WHAT YOU WILL DO: Repeat exactly the lines running from the first line of the data to the line containing "const rightAspectScores = [3, 2, 4, 3];", both ends included, and nothing else; drop the pictures.

DATA SHOWN:
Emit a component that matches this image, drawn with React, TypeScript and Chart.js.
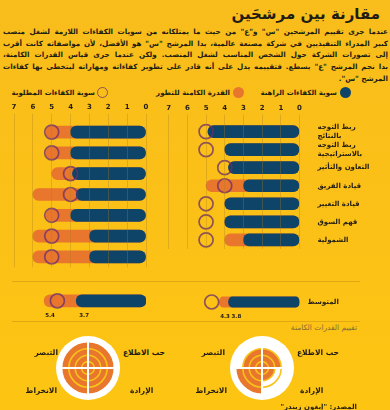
import React, { useEffect, useRef } from "react";
import { Chart, registerables } from "chart.js";

Chart.register(...registerables);
Chart.defaults.font.family = '"DejaVu Sans", sans-serif';

// ---------- data ----------
const categories: (string | string[])[] = [
  ["ربط التوجه", "بالنتائج"],
  ["ربط التوجه", "بالاستراتيجية"],
  "التعاون والتأثير",
  "قيادة الفريق",
  "قيادة التغيير",
  "فهم السوق",
  "الشمولية",
];
const leftCurrent = [4, 4, 3.9, 3.7, 4, 3, 3];
const leftPotential = [5.3, 5.3, 5, 6, 5.3, 6, 6];
const leftRequired = [5, 5, 4, 4, 5, 5, 5];
const rightCurrent = [4.9, 4, 3.8, 3, 4, 4, 3];
const rightPotential = [4.9, 4, 3.8, 5, 4, 4, 4];
const rightRequired = [5, 5, 4, 4, 5, 5, 5];

const avgCategory = ["المتوسط"];
const leftAvgCurrent = [3.7];
const leftAvgPotential = [5.4];
const leftAvgRequired = [4.7];
const rightAvgCurrent = [3.8];
const rightAvgPotential = [4.3];
const rightAvgRequired = [4.7];

const potentialAspects = ["حب الاطلاع", "الإرادة", "الانخراط", "التبصر"];
const leftAspectScores = [4, 4, 4, 4];
const rightAspectScores = [3, 2, 4, 3];

const legendLabels = ["سوية الكفاءات الراهنة", "القدرة الكامنة للتطور", "سوية الكفاءات المطلوبة"];
const titleText = "مقارنة بين مرشحَين";
const introLines = [
  'عندما جرى تقييم المرشحين "س" و"ع" من حيث ما يمتلكانه من سويات الكفاءات اللازمة لشغل منصب',
  'كبير المدراء التنفيذيين في شركة مصنعة عالمية، بدا المرشح "س" هو الأفضل، لأن مواصفاته كانت أقرب',
  "إلى تصورات الشركة حول الشخص المناسب لشغل المنصب. ولكن عندما جرى قياس القدرات الكامنة،",
  'بدا نجم المرشح "ع" يسطع. فتقييمه يدل على أنه قادر على تطوير كفاءاته ومهاراته ليتخطى بها كفاءات',
  'المرشح "س".',
];
const subtitleText = "تقييم القدرات الكامنة";
const sourceText = 'المصدر: "إيغون زيندر"';

// ---------- styles ----------
const NAVY = "#0e4467";
const ORANGE = "#e8762d";
const RING = "rgba(105,45,110,0.75)";
const TEXT = "#221c14";
const GRID = "rgba(170,125,30,0.33)";
const RING_YELLOW = "#f7c21a";

const avgValuePlugin = {
  id: "avgValues",
  afterDatasetsDraw(chart: any) {
    const xs = chart.scales.x;
    const ys = chart.scales.y;
    const ctx = chart.ctx;
    const y = ys.getPixelForValue(0) + 14.5;
    ctx.save();
    ctx.font = 'bold 5.5px "DejaVu Sans"';
    ctx.fillStyle = TEXT;
    ctx.textAlign = "left";
    ctx.textBaseline = "middle";
    const pot = chart.data.datasets[2].data[0];
    const cur = chart.data.datasets[1].data[0];
    ctx.fillText(pot.toFixed(1), xs.getPixelForValue(pot) + 1, y);
    ctx.fillText(cur.toFixed(1), xs.getPixelForValue(cur) + 3, y);
    ctx.restore();
  },
};

const whiteDisc = {
  id: "whiteDisc",
  beforeDatasetsDraw(chart: any) {
    const r = chart.scales.r;
    const ctx = chart.ctx;
    ctx.save();
    ctx.fillStyle = "#ffffff";
    ctx.beginPath();
    ctx.arc(r.xCenter, r.yCenter, r.drawingArea, 0, Math.PI * 2);
    ctx.fill();
    ctx.restore();
  },
};

type BarOpts = {
  main: boolean;
  showY: boolean;
  padLeft: number;
  padRight: number;
  padTop: number;
  padBottom: number;
  yPadding: number;
  values?: boolean;
};

function barConfig(
  labels: any[],
  current: number[],
  potential: number[],
  required: number[],
  o: BarOpts
): any {
  const barStyle = {
    barThickness: 12,
    borderRadius: 6,
    borderSkipped: false,
    grouped: false,
  };
  const xScale: any = {
    type: "linear",
    position: "top",
    min: 0,
    max: 7,
    reverse: true,
    display: o.main,
    ticks: { stepSize: 1, padding: 2, color: TEXT, font: { size: 7, weight: "bold" } },
    grid: { color: GRID, lineWidth: 1, z: 1, tickLength: 8, drawTicks: true },
    border: { display: false },
  };
  if (o.main) {
    xScale.afterFit = (s: any) => {
      s.height = 21.7;
    };
  }
  const yScale: any = {
    type: "category",
    position: "right",
    offset: true,
    display: o.showY,
    grid: { display: false, drawTicks: false },
    border: { display: false },
    ticks: {
      crossAlign: "near",
      padding: o.yPadding,
      color: TEXT,
      font: { size: 7, weight: "bold", lineHeight: 1.3 },
    },
  };
  if (o.showY) {
    yScale.afterFit = (s: any) => {
      s.width = 90.5;
    };
  }
  return {
    type: "bar",
    data: {
      labels,
      datasets: [
        {
          type: "line",
          indexAxis: "y",
          data: required,
          showLine: false,
          pointRadius: 7,
          pointHoverRadius: 7,
          pointBorderWidth: 1.7,
          pointBorderColor: RING,
          pointBackgroundColor: "rgba(0,0,0,0)",
          order: 0,
        },
        { data: current, backgroundColor: NAVY, order: 1, ...barStyle },
        { data: potential, backgroundColor: ORANGE, order: 2, ...barStyle },
      ],
    },
    options: {
      indexAxis: "y",
      animation: false,
      responsive: false,
      events: [],
      layout: { padding: { left: o.padLeft, right: o.padRight, top: o.padTop, bottom: o.padBottom } },
      plugins: { legend: { display: false }, tooltip: { enabled: false } },
      scales: { x: xScale, y: yScale },
    },
    plugins: o.values ? [avgValuePlugin] : [],
  };
}

function polarConfig(scores: number[]): any {
  return {
    type: "polarArea",
    data: {
      labels: potentialAspects,
      datasets: [{ data: scores, backgroundColor: ORANGE, borderWidth: 0 }],
    },
    options: {
      animation: false,
      responsive: false,
      events: [],
      layout: { padding: 0 },
      plugins: { legend: { display: false }, tooltip: { enabled: false } },
      scales: {
        r: {
          min: 0,
          max: 5,
          ticks: { display: false, stepSize: 1 },
          grid: {
            z: 1,
            circular: true,
            lineWidth: 1.6,
            color: (c: any) => (c.tick && c.tick.value < 4 ? RING_YELLOW : "rgba(0,0,0,0)"),
          },
          angleLines: { display: true, color: "#ffffff", lineWidth: 2 },
          pointLabels: { display: false },
        },
      },
    },
    plugins: [whiteDisc],
  };
}

function ChartBox(props: { make: () => any; left: number; top: number; width: number; height: number }) {
  const ref = useRef<HTMLCanvasElement>(null);
  useEffect(() => {
    const chart = new Chart(ref.current as HTMLCanvasElement, props.make());
    return () => chart.destroy();
  }, []);
  return (
    <canvas
      ref={ref}
      width={props.width}
      height={props.height}
      style={{ position: "absolute", left: props.left, top: props.top, width: props.width, height: props.height }}
    />
  );
}

const abs = (s: React.CSSProperties): React.CSSProperties => ({ position: "absolute", ...s });

function AspectLabels({ cx, cy, offs }: { cx: number; cy: number; offs: number[] }) {
  const st: React.CSSProperties = { fontSize: 7.5, fontWeight: "bold", whiteSpace: "nowrap", lineHeight: "10px" };
  return (
    <>
      <div dir="rtl" style={abs({ ...st, left: cx + offs[0], top: cy - 20 })}>{potentialAspects[0]}</div>
      <div dir="rtl" style={abs({ ...st, left: cx + offs[1], top: cy + 18 })}>{potentialAspects[1]}</div>
      <div dir="rtl" style={abs({ ...st, right: 390 - (cx - offs[2]), top: cy + 18 })}>{potentialAspects[2]}</div>
      <div dir="rtl" style={abs({ ...st, right: 390 - (cx - offs[3]), top: cy - 20 })}>{potentialAspects[3]}</div>
    </>
  );
}

export default function App() {
  const legendText: React.CSSProperties = { fontSize: 7, fontWeight: "bold", whiteSpace: "nowrap", lineHeight: "10px" };
  return (
    <div
      style={{
        position: "absolute",
        left: 0,
        top: 0,
        width: 390,
        height: 410,
        overflow: "hidden",
        background: "linear-gradient(180deg, #f9bd1c 0%, #fcc116 60%, #fdc512 100%)",
        fontFamily: '"DejaVu Sans", sans-serif',
        color: TEXT,
      }}
    >
      <div dir="rtl" style={abs({ right: 10, top: 4, fontSize: 15, fontWeight: "bold", whiteSpace: "nowrap", lineHeight: "20px" })}>
        {titleText}
      </div>
      <div dir="rtl" style={abs({ left: 3, top: 26, width: 385, fontSize: 7.2, fontWeight: "bold", lineHeight: "11.7px" })}>
        {introLines.map((l, i) => (
          <div
            key={i}
            style={{
              whiteSpace: "nowrap",
              textAlign: i < introLines.length - 1 ? "justify" : "right",
              textAlignLast: i < introLines.length - 1 ? "justify" : "right",
            }}
          >
            {l}
          </div>
        ))}
      </div>

      {/* legend */}
      <div style={abs({ left: 340, top: 87, width: 11, height: 11, borderRadius: "50%", background: NAVY })} />
      <div dir="rtl" style={abs({ ...legendText, right: 390 - 337, top: 88 })}>{legendLabels[0]}</div>
      <div style={abs({ left: 233, top: 87, width: 11, height: 11, borderRadius: "50%", background: ORANGE })} />
      <div dir="rtl" style={abs({ ...legendText, right: 390 - 230, top: 88 })}>{legendLabels[1]}</div>
      <div style={abs({ left: 97, top: 86.5, width: 9, height: 9, borderRadius: "50%", border: "1.7px solid " + RING })} />
      <div dir="rtl" style={abs({ ...legendText, right: 390 - 95, top: 88 })}>{legendLabels[2]}</div>

      <ChartBox
        left={0}
        top={100}
        width={160}
        height={176}
        make={() =>
          barConfig(categories, leftCurrent, leftPotential, leftRequired, {
            main: true, showY: false, padLeft: 14, padRight: 14, padTop: 0, padBottom: 0, yPadding: 0,
          })
        }
      />
      <ChartBox
        left={160}
        top={100}
        width={230}
        height={176}
        make={() =>
          barConfig(categories, rightCurrent, rightPotential, rightRequired, {
            main: true, showY: true, padLeft: 7, padRight: 0, padTop: 0, padBottom: 0, yPadding: 18,
          })
        }
      />

      <div style={abs({ left: 12, top: 281, width: 348, height: 1, background: "rgba(170,120,20,0.35)" })} />

      <ChartBox
        left={0}
        top={284}
        width={160}
        height={36}
        make={() =>
          barConfig(avgCategory, leftAvgCurrent, leftAvgPotential, leftAvgRequired, {
            main: false, showY: false, padLeft: 14, padRight: 14, padTop: 1, padBottom: 11, yPadding: 0, values: true,
          })
        }
      />
      <ChartBox
        left={160}
        top={284}
        width={230}
        height={36}
        make={() =>
          barConfig(avgCategory, rightAvgCurrent, rightAvgPotential, rightAvgRequired, {
            main: false, showY: true, padLeft: 7, padRight: 0, padTop: 1, padBottom: 11, yPadding: 8, values: true,
          })
        }
      />

      <div style={abs({ left: 12, top: 321, width: 348, height: 1, background: "rgba(170,120,20,0.35)" })} />

      <div dir="rtl" style={abs({ right: 390 - 357, top: 323, fontSize: 7.5, color: "#8a6a35", whiteSpace: "nowrap", lineHeight: "10px" })}>
        {subtitleText}
      </div>

      <ChartBox left={56} top={336} width={64} height={64} make={() => polarConfig(leftAspectScores)} />
      <ChartBox left={230} top={336} width={64} height={64} make={() => polarConfig(rightAspectScores)} />
      <AspectLabels cx={88} cy={368} offs={[35, 42, 31, 30]} />
      <AspectLabels cx={262} cy={368} offs={[35, 38, 35, 37]} />

      <div dir="rtl" style={abs({ right: 390 - 357, top: 402, fontSize: 7, fontWeight: "bold", whiteSpace: "nowrap", lineHeight: "10px" })}>
        {sourceText}
      </div>
    </div>
  );
}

COMPLETE OUTPUT:
Emit a component that matches this image, drawn with React, TypeScript and Chart.js.
import React, { useEffect, useRef } from "react";
import { Chart, registerables } from "chart.js";

Chart.register(...registerables);
Chart.defaults.font.family = '"DejaVu Sans", sans-serif';

// ---------- data ----------
const categories: (string | string[])[] = [
  ["ربط التوجه", "بالنتائج"],
  ["ربط التوجه", "بالاستراتيجية"],
  "التعاون والتأثير",
  "قيادة الفريق",
  "قيادة التغيير",
  "فهم السوق",
  "الشمولية",
];
const leftCurrent = [4, 4, 3.9, 3.7, 4, 3, 3];
const leftPotential = [5.3, 5.3, 5, 6, 5.3, 6, 6];
const leftRequired = [5, 5, 4, 4, 5, 5, 5];
const rightCurrent = [4.9, 4, 3.8, 3, 4, 4, 3];
const rightPotential = [4.9, 4, 3.8, 5, 4, 4, 4];
const rightRequired = [5, 5, 4, 4, 5, 5, 5];

const avgCategory = ["المتوسط"];
const leftAvgCurrent = [3.7];
const leftAvgPotential = [5.4];
const leftAvgRequired = [4.7];
const rightAvgCurrent = [3.8];
const rightAvgPotential = [4.3];
const rightAvgRequired = [4.7];

const potentialAspects = ["حب الاطلاع", "الإرادة", "الانخراط", "التبصر"];
const leftAspectScores = [4, 4, 4, 4];
const rightAspectScores = [3, 2, 4, 3];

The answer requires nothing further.